Por eso, cuando Hamlet hablaba de la muerte como «el país desconocido y del que ningún viajero regresa», estaba equivocado. Alguien ha regresado de la muerte. Jesucristo ha destruido el poder de la muerte y «se ha abierto una grieta en los despiadados muros del mundo» para nosotros. Cuando, por la fe, comprendemos esto, ya no tenemos que temer a las tinieblas.
El apóstol Pablo escribió estas famosas líneas:
¿Dónde está, oh muerte, tu victoria?
¿Dónde, oh sepulcro, tu aguijón? (1 Co 15:55)
Pablo no se enfrenta a la muerte con estoicismo. Se burla de ella. ¿Cómo puede alguien en su sano juicio mirar al enemigo más poderoso de la humanidad y burlarse de él? Pablo da inmediatamente la respuesta: «El aguijón de la muerte es el pecado, y el poder del pecado es la ley; pero a Dios gracias, que nos da la victoria por medio de nuestro Señor Jesucristo» (1 Co 15:56-57). Pablo dice que el «aguijón de la muerte» (como dice Hamlet) es nuestra conciencia, nuestro sentido del pecado y del juicio ante la ley moral.

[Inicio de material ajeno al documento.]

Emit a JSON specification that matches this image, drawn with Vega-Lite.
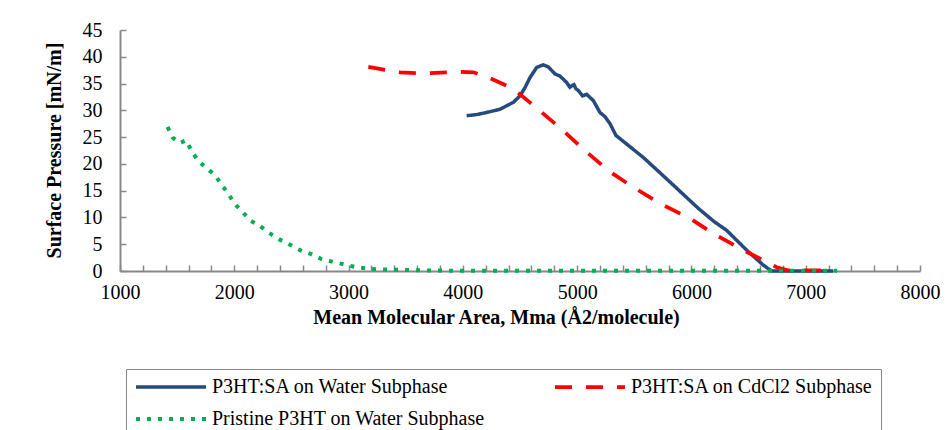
{
  "$schema": "https://vega.github.io/schema/vega-lite/v6.json",
  "width": 800,
  "height": 241,
  "autosize": {"type": "none"},
  "padding": {"left": 120, "top": 30, "right": 26, "bottom": 159},
  "background": "white",
  "config": {
    "view": {"stroke": null},
    "font": "Liberation Serif",
    "axis": {"labelFont": "Liberation Serif", "titleFont": "Liberation Serif", "labelColor": "#000", "titleColor": "#000", "grid": false, "domainColor": "#888888", "domainWidth": 2, "tickColor": "#888888", "tickWidth": 1.5},
    "legend": {"labelFont": "Liberation Serif", "labelColor": "#000"}
  },
  "data": {
    "values": [
      {"series": "P3HT:SA on Water Subphase", "area": 4033, "pressure": 29.0},
      {"series": "P3HT:SA on Water Subphase", "area": 4120, "pressure": 29.2},
      {"series": "P3HT:SA on Water Subphase", "area": 4208, "pressure": 29.6},
      {"series": "P3HT:SA on Water Subphase", "area": 4325, "pressure": 30.2},
      {"series": "P3HT:SA on Water Subphase", "area": 4442, "pressure": 31.5},
      {"series": "P3HT:SA on Water Subphase", "area": 4500, "pressure": 32.7},
      {"series": "P3HT:SA on Water Subphase", "area": 4545, "pressure": 34.3},
      {"series": "P3HT:SA on Water Subphase", "area": 4587, "pressure": 36.1},
      {"series": "P3HT:SA on Water Subphase", "area": 4646, "pressure": 38.0},
      {"series": "P3HT:SA on Water Subphase", "area": 4704, "pressure": 38.5},
      {"series": "P3HT:SA on Water Subphase", "area": 4748, "pressure": 38.1},
      {"series": "P3HT:SA on Water Subphase", "area": 4806, "pressure": 36.8},
      {"series": "P3HT:SA on Water Subphase", "area": 4850, "pressure": 36.4},
      {"series": "P3HT:SA on Water Subphase", "area": 4908, "pressure": 35.2},
      {"series": "P3HT:SA on Water Subphase", "area": 4937, "pressure": 34.3},
      {"series": "P3HT:SA on Water Subphase", "area": 4955, "pressure": 34.6},
      {"series": "P3HT:SA on Water Subphase", "area": 4972, "pressure": 34.8},
      {"series": "P3HT:SA on Water Subphase", "area": 4990, "pressure": 34.0},
      {"series": "P3HT:SA on Water Subphase", "area": 5010, "pressure": 33.7},
      {"series": "P3HT:SA on Water Subphase", "area": 5048, "pressure": 32.7},
      {"series": "P3HT:SA on Water Subphase", "area": 5083, "pressure": 33.0},
      {"series": "P3HT:SA on Water Subphase", "area": 5142, "pressure": 31.8},
      {"series": "P3HT:SA on Water Subphase", "area": 5200, "pressure": 29.6},
      {"series": "P3HT:SA on Water Subphase", "area": 5244, "pressure": 28.8},
      {"series": "P3HT:SA on Water Subphase", "area": 5288, "pressure": 27.5},
      {"series": "P3HT:SA on Water Subphase", "area": 5340, "pressure": 25.3},
      {"series": "P3HT:SA on Water Subphase", "area": 5433, "pressure": 23.7},
      {"series": "P3HT:SA on Water Subphase", "area": 5579, "pressure": 21.2},
      {"series": "P3HT:SA on Water Subphase", "area": 5783, "pressure": 17.2},
      {"series": "P3HT:SA on Water Subphase", "area": 6060, "pressure": 11.7},
      {"series": "P3HT:SA on Water Subphase", "area": 6200, "pressure": 9.2},
      {"series": "P3HT:SA on Water Subphase", "area": 6308, "pressure": 7.6},
      {"series": "P3HT:SA on Water Subphase", "area": 6483, "pressure": 3.9},
      {"series": "P3HT:SA on Water Subphase", "area": 6629, "pressure": 1.1},
      {"series": "P3HT:SA on Water Subphase", "area": 6702, "pressure": 0.0},
      {"series": "P3HT:SA on Water Subphase", "area": 7000, "pressure": 0.0},
      {"series": "P3HT:SA on Water Subphase", "area": 7240, "pressure": 0.0},
      {"series": "P3HT:SA on CdCl2 Subphase", "area": 3173, "pressure": 38.1},
      {"series": "P3HT:SA on CdCl2 Subphase", "area": 3363, "pressure": 37.4},
      {"series": "P3HT:SA on CdCl2 Subphase", "area": 3450, "pressure": 37.1},
      {"series": "P3HT:SA on CdCl2 Subphase", "area": 3654, "pressure": 36.9},
      {"series": "P3HT:SA on CdCl2 Subphase", "area": 3858, "pressure": 37.1},
      {"series": "P3HT:SA on CdCl2 Subphase", "area": 3975, "pressure": 37.2},
      {"series": "P3HT:SA on CdCl2 Subphase", "area": 4092, "pressure": 37.1},
      {"series": "P3HT:SA on CdCl2 Subphase", "area": 4208, "pressure": 36.3},
      {"series": "P3HT:SA on CdCl2 Subphase", "area": 4383, "pressure": 34.6},
      {"series": "P3HT:SA on CdCl2 Subphase", "area": 4500, "pressure": 33.0},
      {"series": "P3HT:SA on CdCl2 Subphase", "area": 4675, "pressure": 29.9},
      {"series": "P3HT:SA on CdCl2 Subphase", "area": 4879, "pressure": 26.2},
      {"series": "P3HT:SA on CdCl2 Subphase", "area": 5083, "pressure": 22.2},
      {"series": "P3HT:SA on CdCl2 Subphase", "area": 5288, "pressure": 18.5},
      {"series": "P3HT:SA on CdCl2 Subphase", "area": 5480, "pressure": 15.8},
      {"series": "P3HT:SA on CdCl2 Subphase", "area": 5725, "pressure": 12.6},
      {"series": "P3HT:SA on CdCl2 Subphase", "area": 5990, "pressure": 9.8},
      {"series": "P3HT:SA on CdCl2 Subphase", "area": 6192, "pressure": 7.0},
      {"series": "P3HT:SA on CdCl2 Subphase", "area": 6425, "pressure": 4.2},
      {"series": "P3HT:SA on CdCl2 Subphase", "area": 6658, "pressure": 1.7},
      {"series": "P3HT:SA on CdCl2 Subphase", "area": 6746, "pressure": 0.7},
      {"series": "P3HT:SA on CdCl2 Subphase", "area": 6850, "pressure": 0.1},
      {"series": "P3HT:SA on CdCl2 Subphase", "area": 7000, "pressure": 0.1},
      {"series": "P3HT:SA on CdCl2 Subphase", "area": 7240, "pressure": 0.1},
      {"series": "Pristine P3HT on Water Subphase", "area": 1417, "pressure": 26.9},
      {"series": "Pristine P3HT on Water Subphase", "area": 1461, "pressure": 24.9},
      {"series": "Pristine P3HT on Water Subphase", "area": 1525, "pressure": 23.9},
      {"series": "Pristine P3HT on Water Subphase", "area": 1578, "pressure": 24.4},
      {"series": "Pristine P3HT on Water Subphase", "area": 1627, "pressure": 22.4},
      {"series": "Pristine P3HT on Water Subphase", "area": 1683, "pressure": 20.6},
      {"series": "Pristine P3HT on Water Subphase", "area": 1758, "pressure": 19.2},
      {"series": "Pristine P3HT on Water Subphase", "area": 1831, "pressure": 17.9},
      {"series": "Pristine P3HT on Water Subphase", "area": 1890, "pressure": 16.1},
      {"series": "Pristine P3HT on Water Subphase", "area": 1948, "pressure": 14.4},
      {"series": "Pristine P3HT on Water Subphase", "area": 2005, "pressure": 12.5},
      {"series": "Pristine P3HT on Water Subphase", "area": 2073, "pressure": 11.0},
      {"series": "Pristine P3HT on Water Subphase", "area": 2143, "pressure": 9.4},
      {"series": "Pristine P3HT on Water Subphase", "area": 2225, "pressure": 8.4},
      {"series": "Pristine P3HT on Water Subphase", "area": 2306, "pressure": 7.1},
      {"series": "Pristine P3HT on Water Subphase", "area": 2394, "pressure": 5.9},
      {"series": "Pristine P3HT on Water Subphase", "area": 2488, "pressure": 4.9},
      {"series": "Pristine P3HT on Water Subphase", "area": 2575, "pressure": 3.9},
      {"series": "Pristine P3HT on Water Subphase", "area": 2668, "pressure": 3.2},
      {"series": "Pristine P3HT on Water Subphase", "area": 2765, "pressure": 2.2},
      {"series": "Pristine P3HT on Water Subphase", "area": 2867, "pressure": 1.7},
      {"series": "Pristine P3HT on Water Subphase", "area": 2969, "pressure": 1.2},
      {"series": "Pristine P3HT on Water Subphase", "area": 3065, "pressure": 0.7},
      {"series": "Pristine P3HT on Water Subphase", "area": 3167, "pressure": 0.45},
      {"series": "Pristine P3HT on Water Subphase", "area": 3275, "pressure": 0.3},
      {"series": "Pristine P3HT on Water Subphase", "area": 3475, "pressure": 0.2},
      {"series": "Pristine P3HT on Water Subphase", "area": 3683, "pressure": 0.1},
      {"series": "Pristine P3HT on Water Subphase", "area": 4000, "pressure": 0.05},
      {"series": "Pristine P3HT on Water Subphase", "area": 5000, "pressure": 0.05},
      {"series": "Pristine P3HT on Water Subphase", "area": 6000, "pressure": 0.05},
      {"series": "Pristine P3HT on Water Subphase", "area": 7000, "pressure": 0.05},
      {"series": "Pristine P3HT on Water Subphase", "area": 7275, "pressure": 0.05}
    ]
  },
  "mark": {"type": "line", "strokeCap": "butt", "clip": false},
  "encoding": {
    "x": {
      "field": "area", "type": "quantitative",
      "scale": {"domain": [1000, 8000], "nice": false, "zero": false},
      "axis": {
        "title": "Mean Molecular Area, Mma (Å2/molecule)",
        "values": [1000,1200,1400,1600,1800,2000,2200,2400,2600,2800,3000,3200,3400,3600,3800,4000,4200,4400,4600,4800,5000,5200,5400,5600,5800,6000,6200,6400,6600,6800,7000,7200,7400,7600,7800,8000],
        "format": "d",
        "labelExpr": "datum.value % 1000 === 0 ? datum.label : ''",
        "labelFlush": false,
        "labelOverlap": false,
        "labelFontSize": 20,
        "labelBaseline": "middle",
        "labelPadding": 27,
        "tickSize": -6,
        "titleFontSize": 20,
        "titleFontWeight": "bold",
        "titleX": 376,
        "titleY": 46,
        "titleAnchor": null,
        "titleAlign": "center",
        "titleBaseline": "middle"
      }
    },
    "y": {
      "field": "pressure", "type": "quantitative",
      "scale": {"domain": [0, 45], "nice": false},
      "axis": {
        "title": "Surface Pressure [mN/m]",
        "values": [0,5,10,15,20,25,30,35,40,45],
        "labelFontSize": 20,
        "labelPadding": 24,
        "tickSize": -6,
        "titleFontSize": 20,
        "titleFontWeight": "bold",
        "titleX": -66,
        "titleY": 120,
        "titleAngle": -90,
        "titleAlign": "center",
        "titleBaseline": "middle"
      }
    },
    "color": {
      "field": "series", "type": "nominal",
      "scale": {"domain": ["P3HT:SA on Water Subphase", "P3HT:SA on CdCl2 Subphase", "Pristine P3HT on Water Subphase"], "range": ["#254a7d", "#ff0000", "#00b050"]},
      "legend": {
        "title": null,
        "orient": "none",
        "legendX": 6,
        "legendY": 339,
        "direction": "horizontal",
        "columns": 2,
        "columnPadding": 68,
        "rowPadding": 12,
        "clipHeight": 20,
        "labelFontSize": 20,
        "labelLimit": 400,
        "labelOffset": 4,
        "symbolType": "stroke",
        "symbolSize": 4900,
        "symbolStrokeWidth": 4,
        "strokeColor": "#888888",
        "padding": 8
      }
    },
    "strokeDash": {
      "field": "series", "type": "nominal",
      "scale": {"domain": ["P3HT:SA on Water Subphase", "P3HT:SA on CdCl2 Subphase", "Pristine P3HT on Water Subphase"], "range": [[1, 0], [17, 14], [4, 7]]},
      "legend": {
        "title": null,
        "orient": "none",
        "legendX": 6,
        "legendY": 339,
        "direction": "horizontal",
        "columns": 2,
        "columnPadding": 68,
        "rowPadding": 12,
        "clipHeight": 20,
        "labelFontSize": 20,
        "labelLimit": 400,
        "labelOffset": 4,
        "symbolType": "stroke",
        "symbolSize": 4900,
        "symbolStrokeWidth": 4,
        "strokeColor": "#888888",
        "padding": 8
      }
    },
    "strokeWidth": {
      "field": "series", "type": "nominal",
      "scale": {"domain": ["P3HT:SA on Water Subphase", "P3HT:SA on CdCl2 Subphase", "Pristine P3HT on Water Subphase"], "range": [3.5, 4, 4.5]},
      "legend": null
    }
  }
}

Pero Cristo lo ha quitado, o más exactamente, lo ha asumido por todos los que creen.
La sombra de muerte
Donald Grey Barnhouse era el ministro de la Décima Iglesia Presbiteriana de Filadelfia cuando su esposa, de apenas treinta años, murió de cáncer, dejándole con cuatro hijos menores de doce años. Cuando conducía con sus hijos hacia el funeral, un gran camión pasó junto a ellos en el carril izquierdo, proyectando su sombra sobre ellos. Barnhouse preguntó a todos en el auto: «¿Prefieren ser atropellados por el camión o por la sombra del camión?». Su hijo de once años respondió: «Por la sombra, por supuesto». Su padre concluyó: «Pues eso es lo que le ha pasado a tu madre… Solo la sombra de la muerte ha pasado sobre ella, porque la muerte como tal atropelló a Jesús».
El aguijón de la muerte es el pecado, y el veneno entró en Jesús.
Así que cualquier hombre o mujer cristiano tiene el poder de triunfar sobre la muerte de esta manera. Una vez estaba hablando con un amigo sobre su esposa, que padecía una enfermedad crónica, y que una y otra vez había desafiado las predicciones médicas y había «vencido a la muerte». Ahora estaba muy enferma de nuevo, con la posibilidad real de que esta vez no saliera adelante. Hablando con su esposo estuvimos de acuerdo en que, pase lo que pase, un creyente siempre vence a la muerte, se muera o no, porque Jesucristo la ha derrotado, y ahora lo único que puede hacer es hacernos más felices y amados de lo que jamás hemos sido.
Si Jesús murió para que no tengas que pagar por nada de tu pasado y ha resucitado para ser tu Salvador viviente, entonces ¿qué puede hacerte la muerte?